* _The task_:
Repeat the material verbatim. Images are excluded from the copy.

* _Available data_:
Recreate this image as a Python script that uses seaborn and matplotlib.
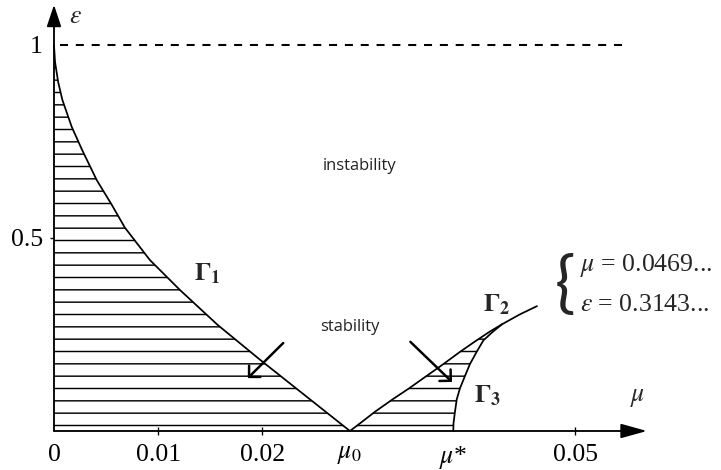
import numpy as np
import matplotlib
matplotlib.use("Agg")
import matplotlib.pyplot as plt
import seaborn as sns

# fronteira Gamma1 (mu, eps)
mu_g1 = [0.0, 0.0001, 0.0004, 0.0008, 0.0017, 0.0027, 0.0041, 0.0055,
         0.0068, 0.0092, 0.0121, 0.0157, 0.0198, 0.0241, 0.0284]
eps_g1 = [1.0, 0.956, 0.904, 0.858, 0.788, 0.728, 0.650, 0.588,
          0.527, 0.443, 0.365, 0.275, 0.184, 0.092, 0.0]

# fronteira Gamma2
mu_g2 = [0.0284, 0.02937, 0.03081, 0.03250, 0.03408, 0.03575, 0.03738,
         0.03898, 0.04040, 0.04184, 0.04299, 0.04472, 0.04635]
eps_g2 = [0.0, 0.0199, 0.0500, 0.0821, 0.1106, 0.1425, 0.1736,
          0.2054, 0.2319, 0.2578, 0.2764, 0.3023, 0.3235]

# fronteira Gamma3 (termina onde encontra Gamma2)
mu_g3 = [0.03832, 0.03834, 0.03848, 0.03865, 0.03896, 0.03944, 0.03992,
         0.04057, 0.04120, 0.04203, 0.04299]
eps_g3 = [0.0, 0.0199, 0.0500, 0.0821, 0.1106, 0.1425, 0.1736,
          0.2054, 0.2345, 0.2552, 0.2764]

mu0 = 0.0284
mu_star = 0.0383
x_ticks = [0, 0.01, 0.02, mu0, mu_star, 0.05]
x_labels = ["0", "0.01", "0.02", r"$\mu_0$", r"$\mu$*", "0.05"]
y_ticks = [0.5, 1.0]
y_labels = ["0.5", "1"]

# setas indicando a regiao de estabilidade
arrow_from = [(0.0220, 0.228), (0.0342, 0.231)]
arrow_to = [(0.0186, 0.137), (0.0382, 0.127)]

sns.set_theme(style="white")
plt.rcParams["font.family"] = ["Liberation Serif", "DejaVu Serif"]
plt.rcParams["mathtext.fontset"] = "stix"
plt.rcParams["hatch.linewidth"] = 1.4
plt.rcParams["lines.scale_dashes"] = False

DPI = 74
fig = plt.figure(figsize=(721 / DPI, 470 / DPI), dpi=DPI)
ax = fig.add_axes([0, 0, 1, 1])
ax.set_facecolor("white")
ax.set_xlim(-0.005182, 0.06401)
ax.set_ylim(-0.10104, 1.11658)

# regioes hachuradas (estabilidade)
ax.fill_betweenx(eps_g1, 0, mu_g1, facecolor="none", edgecolor="black",
                 hatch="-", linewidth=0)
k = mu_g2.index(mu_g3[-1]) + 1
ax.fill(mu_g2[:k] + mu_g3[::-1], eps_g2[:k] + eps_g3[::-1],
        facecolor="none", edgecolor="black", hatch="-", linewidth=0)

for mx, my in [(mu_g1, eps_g1), (mu_g2, eps_g2), (mu_g3, eps_g3)]:
    sns.lineplot(x=mx, y=my, sort=False, estimator=None, color="black",
                 linewidth=1.7, ax=ax)

# linha tracejada em eps = 1
ax.hlines(1.0, 0.0006, 0.0546, colors="black", linewidth=2.0,
          linestyles=(0, (7.8, 7.6)))

# eixos com setas
for sp in ax.spines.values():
    sp.set_visible(False)
ax.spines["bottom"].set_position(("data", 0))
ax.spines["left"].set_position(("data", 0))
ax.annotate("", xy=(0.0569, 0), xytext=(0, 0),
            arrowprops=dict(arrowstyle="-|>,head_length=1.8,head_width=0.5",
                            color="black", lw=1.8, shrinkA=0, shrinkB=0))
ax.annotate("", xy=(0, 1.104), xytext=(0, 0),
            arrowprops=dict(arrowstyle="-|>,head_length=1.5,head_width=0.5",
                            color="black", lw=1.8, shrinkA=0, shrinkB=0))

ax.set_xticks(x_ticks)
ax.set_xticklabels(x_labels)
ax.set_yticks(y_ticks)
ax.set_yticklabels(y_labels)
ax.tick_params(axis="x", direction="inout", length=8, width=1.3, pad=9,
               labelsize=25, colors="black", bottom=True)
ax.tick_params(axis="y", direction="out", length=4, width=1.3, pad=7,
               labelsize=25, colors="black", left=True)
xt = ax.xaxis.get_major_ticks()
for i in [0, 3, 4]:
    xt[i].tick1line.set_visible(False)
ax.yaxis.get_major_ticks()[1].tick1line.set_visible(False)
ax.grid(False)

# rotulos dos eixos e curvas
ax.text(0.0021, 1.0725, r"$\varepsilon$", fontsize=25, ha="center", va="center")
ax.text(0.0560, 0.0855, r"$\mu$", fontsize=25, ha="center", va="center")
ax.text(0.01468, 0.4067, r"$\mathbf{\Gamma_1}$", fontsize=25, ha="center", va="center")
ax.text(0.04251, 0.3264, r"$\mathbf{\Gamma_2}$", fontsize=25, ha="center", va="center")
ax.text(0.04155, 0.0907, r"$\mathbf{\Gamma_3}$", fontsize=25, ha="center", va="center")

ax.text(0.02937, 0.6865, "instability", fontfamily="Open Sans", fontsize=16,
        ha="center", va="center", color="#222222")
ax.text(0.02841, 0.2694, "stability", fontfamily="Open Sans", fontsize=16,
        ha="center", va="center", color="#222222")

# ponto final de Gamma2
ax.text(0.04904, 0.376, "{", fontfamily="Lato", fontweight="normal",
        fontsize=66, ha="center", va="center")
ax.text(0.05048, 0.430, r"$\mu$ = 0.0469...", fontsize=25, ha="left", va="center")
ax.text(0.05048, 0.3264, r"$\varepsilon$ = 0.3143...", fontsize=25, ha="left", va="center")

for a, b in zip(arrow_from, arrow_to):
    ax.annotate("", xy=b, xytext=a,
                arrowprops=dict(arrowstyle="->,head_length=0.65,head_width=0.65",
                                color="black", lw=2.4, shrinkA=0, shrinkB=0))

fig.savefig("out.png", dpi=DPI)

* _Solution to this task_:
Recreate this image as a Python script that uses seaborn and matplotlib.
import numpy as np
import matplotlib
matplotlib.use("Agg")
import matplotlib.pyplot as plt
import seaborn as sns

# fronteira Gamma1 (mu, eps)
mu_g1 = [0.0, 0.0001, 0.0004, 0.0008, 0.0017, 0.0027, 0.0041, 0.0055,
         0.0068, 0.0092, 0.0121, 0.0157, 0.0198, 0.0241, 0.0284]
eps_g1 = [1.0, 0.956, 0.904, 0.858, 0.788, 0.728, 0.650, 0.588,
          0.527, 0.443, 0.365, 0.275, 0.184, 0.092, 0.0]

# fronteira Gamma2
mu_g2 = [0.0284, 0.02937, 0.03081, 0.03250, 0.03408, 0.03575, 0.03738,
         0.03898, 0.04040, 0.04184, 0.04299, 0.04472, 0.04635]
eps_g2 = [0.0, 0.0199, 0.0500, 0.0821, 0.1106, 0.1425, 0.1736,
          0.2054, 0.2319, 0.2578, 0.2764, 0.3023, 0.3235]

# fronteira Gamma3 (termina onde encontra Gamma2)
mu_g3 = [0.03832, 0.03834, 0.03848, 0.03865, 0.03896, 0.03944, 0.03992,
         0.04057, 0.04120, 0.04203, 0.04299]
eps_g3 = [0.0, 0.0199, 0.0500, 0.0821, 0.1106, 0.1425, 0.1736,
          0.2054, 0.2345, 0.2552, 0.2764]

mu0 = 0.0284
mu_star = 0.0383
x_ticks = [0, 0.01, 0.02, mu0, mu_star, 0.05]
x_labels = ["0", "0.01", "0.02", r"$\mu_0$", r"$\mu$*", "0.05"]
y_ticks = [0.5, 1.0]
y_labels = ["0.5", "1"]

# setas indicando a regiao de estabilidade
arrow_from = [(0.0220, 0.228), (0.0342, 0.231)]
arrow_to = [(0.0186, 0.137), (0.0382, 0.127)]

sns.set_theme(style="white")
plt.rcParams["font.family"] = ["Liberation Serif", "DejaVu Serif"]
plt.rcParams["mathtext.fontset"] = "stix"
plt.rcParams["hatch.linewidth"] = 1.4
plt.rcParams["lines.scale_dashes"] = False

DPI = 74
fig = plt.figure(figsize=(721 / DPI, 470 / DPI), dpi=DPI)
ax = fig.add_axes([0, 0, 1, 1])
ax.set_facecolor("white")
ax.set_xlim(-0.005182, 0.06401)
ax.set_ylim(-0.10104, 1.11658)

# regioes hachuradas (estabilidade)
ax.fill_betweenx(eps_g1, 0, mu_g1, facecolor="none", edgecolor="black",
                 hatch="-", linewidth=0)
k = mu_g2.index(mu_g3[-1]) + 1
ax.fill(mu_g2[:k] + mu_g3[::-1], eps_g2[:k] + eps_g3[::-1],
        facecolor="none", edgecolor="black", hatch="-", linewidth=0)

for mx, my in [(mu_g1, eps_g1), (mu_g2, eps_g2), (mu_g3, eps_g3)]:
    sns.lineplot(x=mx, y=my, sort=False, estimator=None, color="black",
                 linewidth=1.7, ax=ax)

# linha tracejada em eps = 1
ax.hlines(1.0, 0.0006, 0.0546, colors="black", linewidth=2.0,
          linestyles=(0, (7.8, 7.6)))

# eixos com setas
for sp in ax.spines.values():
    sp.set_visible(False)
ax.spines["bottom"].set_position(("data", 0))
ax.spines["left"].set_position(("data", 0))
ax.annotate("", xy=(0.0569, 0), xytext=(0, 0),
            arrowprops=dict(arrowstyle="-|>,head_length=1.8,head_width=0.5",
                            color="black", lw=1.8, shrinkA=0, shrinkB=0))
ax.annotate("", xy=(0, 1.104), xytext=(0, 0),
            arrowprops=dict(arrowstyle="-|>,head_length=1.5,head_width=0.5",
                            color="black", lw=1.8, shrinkA=0, shrinkB=0))

ax.set_xticks(x_ticks)
ax.set_xticklabels(x_labels)
ax.set_yticks(y_ticks)
ax.set_yticklabels(y_labels)
ax.tick_params(axis="x", direction="inout", length=8, width=1.3, pad=9,
               labelsize=25, colors="black", bottom=True)
ax.tick_params(axis="y", direction="out", length=4, width=1.3, pad=7,
               labelsize=25, colors="black", left=True)
xt = ax.xaxis.get_major_ticks()
for i in [0, 3, 4]:
    xt[i].tick1line.set_visible(False)
ax.yaxis.get_major_ticks()[1].tick1line.set_visible(False)
ax.grid(False)

# rotulos dos eixos e curvas
ax.text(0.0021, 1.0725, r"$\varepsilon$", fontsize=25, ha="center", va="center")
ax.text(0.0560, 0.0855, r"$\mu$", fontsize=25, ha="center", va="center")
ax.text(0.01468, 0.4067, r"$\mathbf{\Gamma_1}$", fontsize=25, ha="center", va="center")
ax.text(0.04251, 0.3264, r"$\mathbf{\Gamma_2}$", fontsize=25, ha="center", va="center")
ax.text(0.04155, 0.0907, r"$\mathbf{\Gamma_3}$", fontsize=25, ha="center", va="center")

ax.text(0.02937, 0.6865, "instability", fontfamily="Open Sans", fontsize=16,
        ha="center", va="center", color="#222222")
ax.text(0.02841, 0.2694, "stability", fontfamily="Open Sans", fontsize=16,
        ha="center", va="center", color="#222222")

# ponto final de Gamma2
ax.text(0.04904, 0.376, "{", fontfamily="Lato", fontweight="normal",
        fontsize=66, ha="center", va="center")
ax.text(0.05048, 0.430, r"$\mu$ = 0.0469...", fontsize=25, ha="left", va="center")
ax.text(0.05048, 0.3264, r"$\varepsilon$ = 0.3143...", fontsize=25, ha="left", va="center")

for a, b in zip(arrow_from, arrow_to):
    ax.annotate("", xy=b, xytext=a,
                arrowprops=dict(arrowstyle="->,head_length=0.65,head_width=0.65",
                                color="black", lw=2.4, shrinkA=0, shrinkB=0))

fig.savefig("out.png", dpi=DPI)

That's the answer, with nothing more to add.